Task objective: Can you print the data exactly and leave out each image?

--- Begin Given entries ---

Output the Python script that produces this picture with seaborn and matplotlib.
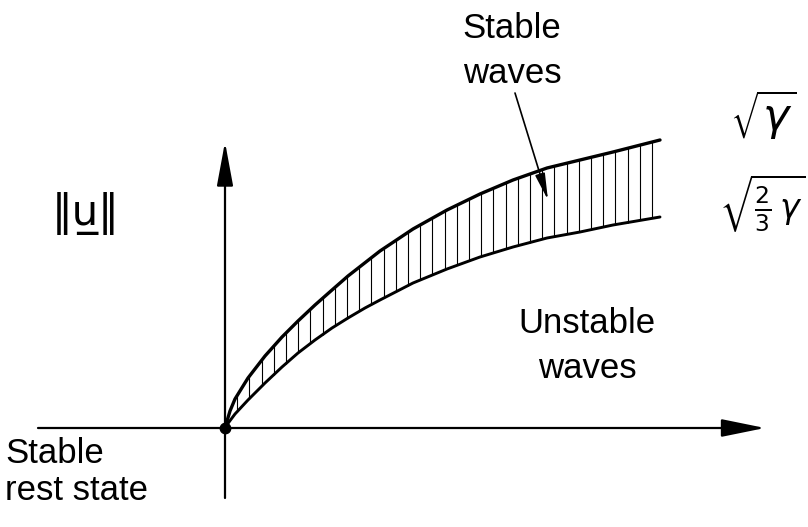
import numpy as np
import pandas as pd
import seaborn as sns
import matplotlib
matplotlib.use('Agg')
import matplotlib.pyplot as plt

# band edges (x along the axis, y above it, pixel-ish units)
upper_x = [0, 2, 5, 10, 23, 40, 57, 73, 90, 107, 123, 155, 188, 222, 255, 288, 322, 355, 388, 435]
upper_y = [0, 7, 17, 29, 50, 72, 91, 107, 123, 138, 152, 177, 199, 218, 234, 248, 260, 268, 276, 288]
lower_x = [0, 4, 10, 23, 40, 57, 73, 90, 107, 123, 140, 155, 188, 222, 255, 288, 322, 355, 388, 435]
lower_y = [0, 6, 14, 28, 45, 61, 75, 88, 100, 110, 120, 128, 145, 159, 171, 181, 190, 196, 203, 211]

label_top = r'$\sqrt{\gamma}$'
label_bottom = r'$\sqrt{\frac{2}{3}\,\gamma}$'

sns.set_style('white')
plt.rcParams['font.family'] = ['Liberation Sans', 'DejaVu Sans']
plt.rcParams['mathtext.fontset'] = 'dejavusans'
plt.rcParams['text.color'] = 'black'

fig = plt.figure(figsize=(8.08, 5.27), dpi=100)
ax = fig.add_axes([0, 0, 1, 1])
ax.set_xlim(-225, 583)
ax.set_ylim(-99, 428)
ax.axis('off')

up = pd.DataFrame({'x': upper_x, 'y': upper_y})
lo = pd.DataFrame({'x': lower_x, 'y': lower_y})
sns.lineplot(data=up, x='x', y='y', ax=ax, color='black', lw=2.4, sort=False)
sns.lineplot(data=lo, x='x', y='y', ax=ax, color='black', lw=2.1, sort=False)

# vertical hatching between the two edges
hx = np.arange(0, 436, 12.2)
ax.vlines(hx, np.interp(hx, lower_x, lower_y), np.interp(hx, upper_x, upper_y),
          color='black', lw=0.8)

# axes with arrows
ax.annotate('', xy=(540, 0), xytext=(-187, 0),
            arrowprops=dict(arrowstyle='-|>,head_length=2.7,head_width=0.55',
                            color='black', lw=1.6, shrinkA=0, shrinkB=0))
ax.annotate('', xy=(0, 286), xytext=(0, -70),
            arrowprops=dict(arrowstyle='-|>,head_length=2.7,head_width=0.5',
                            color='black', lw=1.6, shrinkA=0, shrinkB=0))
ax.plot([0], [0], 'o', color='black', ms=7.5)

# pointer to the stable band
ax.annotate('', xy=(323, 228), xytext=(290, 335),
            arrowprops=dict(arrowstyle='-|>,head_length=1.6,head_width=0.3',
                            color='black', lw=1.2, shrinkA=0, shrinkB=0))

fs = 25
ax.text(287, 390, 'Stable', fontsize=fs, ha='center', va='baseline')
ax.text(287, 345, 'waves', fontsize=fs, ha='center', va='baseline')
ax.text(362, 95, 'Unstable', fontsize=fs, ha='center', va='baseline')
ax.text(362, 50, 'waves', fontsize=fs, ha='center', va='baseline')
ax.text(-220, -35, 'Stable', fontsize=fs, ha='left', va='baseline')
ax.text(-220, -72, 'rest state', fontsize=fs, ha='left', va='baseline')
ax.text(-139, 203, '\u2016u\u0332\u2016', fontsize=30, ha='center', va='baseline',
        family=['DejaVu Sans'])
ax.text(538, 313, label_top, fontsize=32, ha='center', va='center')
ax.text(537, 225, label_bottom, fontsize=24, ha='center', va='center')

plt.savefig('out.png', dpi=100)
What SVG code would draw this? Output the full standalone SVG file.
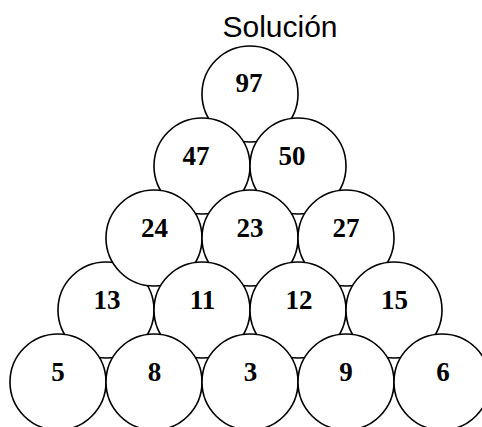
<svg xmlns="http://www.w3.org/2000/svg" width="482" height="427" viewBox="0 0 482 427">
<style>
.c{fill:#fff;stroke:#000;stroke-width:1.6}
.n{font-family:"Liberation Serif","Times New Roman",serif;font-weight:bold;font-size:27px;text-anchor:middle;fill:#000}
.t{font-family:"Liberation Sans",Arial,sans-serif;font-size:30px;text-anchor:middle;fill:#000}
</style>
<rect width="482" height="427" fill="#fff"/>
<text class="t" x="280" y="37">Solución</text>
<g id="connectors"></g>
<g id="n97"><circle class="c" cx="250" cy="94" r="48"/><text class="n" x="249" y="92">97</text></g>
<g id="n47"><circle class="c" cx="202" cy="166" r="48"/><text class="n" x="196" y="165">47</text></g>
<g id="n50"><circle class="c" cx="298" cy="166" r="48"/><text class="n" x="292" y="165">50</text></g>
<g id="n13"><circle class="c" cx="106" cy="310" r="48"/><text class="n" x="107" y="309">13</text></g>
<g id="n24"><circle class="c" cx="154" cy="238" r="48"/><text class="n" x="154.5" y="237">24</text></g>
<g id="n23"><circle class="c" cx="250" cy="238" r="48"/><text class="n" x="250" y="237">23</text></g>
<g id="n27"><circle class="c" cx="346" cy="238" r="48"/><text class="n" x="346" y="237">27</text></g>
<g id="n11"><circle class="c" cx="202" cy="310" r="48"/><text class="n" x="202.5" y="309">11</text></g>
<g id="n12"><circle class="c" cx="298" cy="310" r="48"/><text class="n" x="299" y="309">12</text></g>
<g id="n15"><circle class="c" cx="394" cy="310" r="48"/><text class="n" x="394.5" y="309">15</text></g>
<g id="n5"><circle class="c" cx="58" cy="382" r="48"/><text class="n" x="58" y="381">5</text></g>
<g id="n8"><circle class="c" cx="154" cy="382" r="48"/><text class="n" x="154.5" y="381">8</text></g>
<g id="n3"><circle class="c" cx="250" cy="382" r="48"/><text class="n" x="250.5" y="381">3</text></g>
<g id="n9"><circle class="c" cx="346" cy="382" r="48"/><text class="n" x="346" y="381">9</text></g>
<g id="n6"><circle class="c" cx="442" cy="382" r="48"/><text class="n" x="443" y="381">6</text></g>
</svg>
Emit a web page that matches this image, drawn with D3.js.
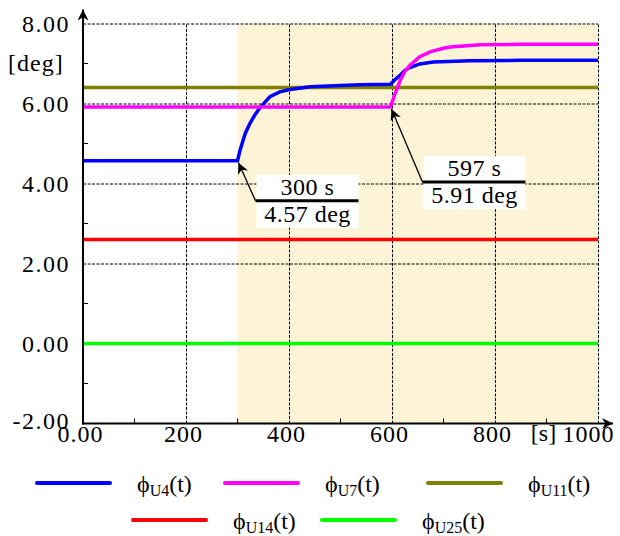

--- End Given entries ---

Correct result:
Output the Python script that produces this picture with seaborn and matplotlib.
import numpy as np
import pandas as pd
import seaborn as sns
import matplotlib
matplotlib.use('Agg')
import matplotlib.pyplot as plt

# band edges (x along the axis, y above it, pixel-ish units)
upper_x = [0, 2, 5, 10, 23, 40, 57, 73, 90, 107, 123, 155, 188, 222, 255, 288, 322, 355, 388, 435]
upper_y = [0, 7, 17, 29, 50, 72, 91, 107, 123, 138, 152, 177, 199, 218, 234, 248, 260, 268, 276, 288]
lower_x = [0, 4, 10, 23, 40, 57, 73, 90, 107, 123, 140, 155, 188, 222, 255, 288, 322, 355, 388, 435]
lower_y = [0, 6, 14, 28, 45, 61, 75, 88, 100, 110, 120, 128, 145, 159, 171, 181, 190, 196, 203, 211]

label_top = r'$\sqrt{\gamma}$'
label_bottom = r'$\sqrt{\frac{2}{3}\,\gamma}$'

sns.set_style('white')
plt.rcParams['font.family'] = ['Liberation Sans', 'DejaVu Sans']
plt.rcParams['mathtext.fontset'] = 'dejavusans'
plt.rcParams['text.color'] = 'black'

fig = plt.figure(figsize=(8.08, 5.27), dpi=100)
ax = fig.add_axes([0, 0, 1, 1])
ax.set_xlim(-225, 583)
ax.set_ylim(-99, 428)
ax.axis('off')

up = pd.DataFrame({'x': upper_x, 'y': upper_y})
lo = pd.DataFrame({'x': lower_x, 'y': lower_y})
sns.lineplot(data=up, x='x', y='y', ax=ax, color='black', lw=2.4, sort=False)
sns.lineplot(data=lo, x='x', y='y', ax=ax, color='black', lw=2.1, sort=False)

# vertical hatching between the two edges
hx = np.arange(0, 436, 12.2)
ax.vlines(hx, np.interp(hx, lower_x, lower_y), np.interp(hx, upper_x, upper_y),
          color='black', lw=0.8)

# axes with arrows
ax.annotate('', xy=(540, 0), xytext=(-187, 0),
            arrowprops=dict(arrowstyle='-|>,head_length=2.7,head_width=0.55',
                            color='black', lw=1.6, shrinkA=0, shrinkB=0))
ax.annotate('', xy=(0, 286), xytext=(0, -70),
            arrowprops=dict(arrowstyle='-|>,head_length=2.7,head_width=0.5',
                            color='black', lw=1.6, shrinkA=0, shrinkB=0))
ax.plot([0], [0], 'o', color='black', ms=7.5)

# pointer to the stable band
ax.annotate('', xy=(323, 228), xytext=(290, 335),
            arrowprops=dict(arrowstyle='-|>,head_length=1.6,head_width=0.3',
                            color='black', lw=1.2, shrinkA=0, shrinkB=0))

fs = 25
ax.text(287, 390, 'Stable', fontsize=fs, ha='center', va='baseline')
ax.text(287, 345, 'waves', fontsize=fs, ha='center', va='baseline')
ax.text(362, 95, 'Unstable', fontsize=fs, ha='center', va='baseline')
ax.text(362, 50, 'waves', fontsize=fs, ha='center', va='baseline')
ax.text(-220, -35, 'Stable', fontsize=fs, ha='left', va='baseline')
ax.text(-220, -72, 'rest state', fontsize=fs, ha='left', va='baseline')
ax.text(-139, 203, '\u2016u\u0332\u2016', fontsize=30, ha='center', va='baseline',
        family=['DejaVu Sans'])
ax.text(538, 313, label_top, fontsize=32, ha='center', va='center')
ax.text(537, 225, label_bottom, fontsize=24, ha='center', va='center')

plt.savefig('out.png', dpi=100)
What SVG code would draw this? Output the full standalone SVG file.
<svg xmlns="http://www.w3.org/2000/svg" width="482" height="427" viewBox="0 0 482 427">
<style>
.c{fill:#fff;stroke:#000;stroke-width:1.6}
.n{font-family:"Liberation Serif","Times New Roman",serif;font-weight:bold;font-size:27px;text-anchor:middle;fill:#000}
.t{font-family:"Liberation Sans",Arial,sans-serif;font-size:30px;text-anchor:middle;fill:#000}
</style>
<rect width="482" height="427" fill="#fff"/>
<text class="t" x="280" y="37">Solución</text>
<g id="connectors"></g>
<g id="n97"><circle class="c" cx="250" cy="94" r="48"/><text class="n" x="249" y="92">97</text></g>
<g id="n47"><circle class="c" cx="202" cy="166" r="48"/><text class="n" x="196" y="165">47</text></g>
<g id="n50"><circle class="c" cx="298" cy="166" r="48"/><text class="n" x="292" y="165">50</text></g>
<g id="n13"><circle class="c" cx="106" cy="310" r="48"/><text class="n" x="107" y="309">13</text></g>
<g id="n24"><circle class="c" cx="154" cy="238" r="48"/><text class="n" x="154.5" y="237">24</text></g>
<g id="n23"><circle class="c" cx="250" cy="238" r="48"/><text class="n" x="250" y="237">23</text></g>
<g id="n27"><circle class="c" cx="346" cy="238" r="48"/><text class="n" x="346" y="237">27</text></g>
<g id="n11"><circle class="c" cx="202" cy="310" r="48"/><text class="n" x="202.5" y="309">11</text></g>
<g id="n12"><circle class="c" cx="298" cy="310" r="48"/><text class="n" x="299" y="309">12</text></g>
<g id="n15"><circle class="c" cx="394" cy="310" r="48"/><text class="n" x="394.5" y="309">15</text></g>
<g id="n5"><circle class="c" cx="58" cy="382" r="48"/><text class="n" x="58" y="381">5</text></g>
<g id="n8"><circle class="c" cx="154" cy="382" r="48"/><text class="n" x="154.5" y="381">8</text></g>
<g id="n3"><circle class="c" cx="250" cy="382" r="48"/><text class="n" x="250.5" y="381">3</text></g>
<g id="n9"><circle class="c" cx="346" cy="382" r="48"/><text class="n" x="346" y="381">9</text></g>
<g id="n6"><circle class="c" cx="442" cy="382" r="48"/><text class="n" x="443" y="381">6</text></g>
</svg>
Emit a web page that matches this image, drawn with D3.js.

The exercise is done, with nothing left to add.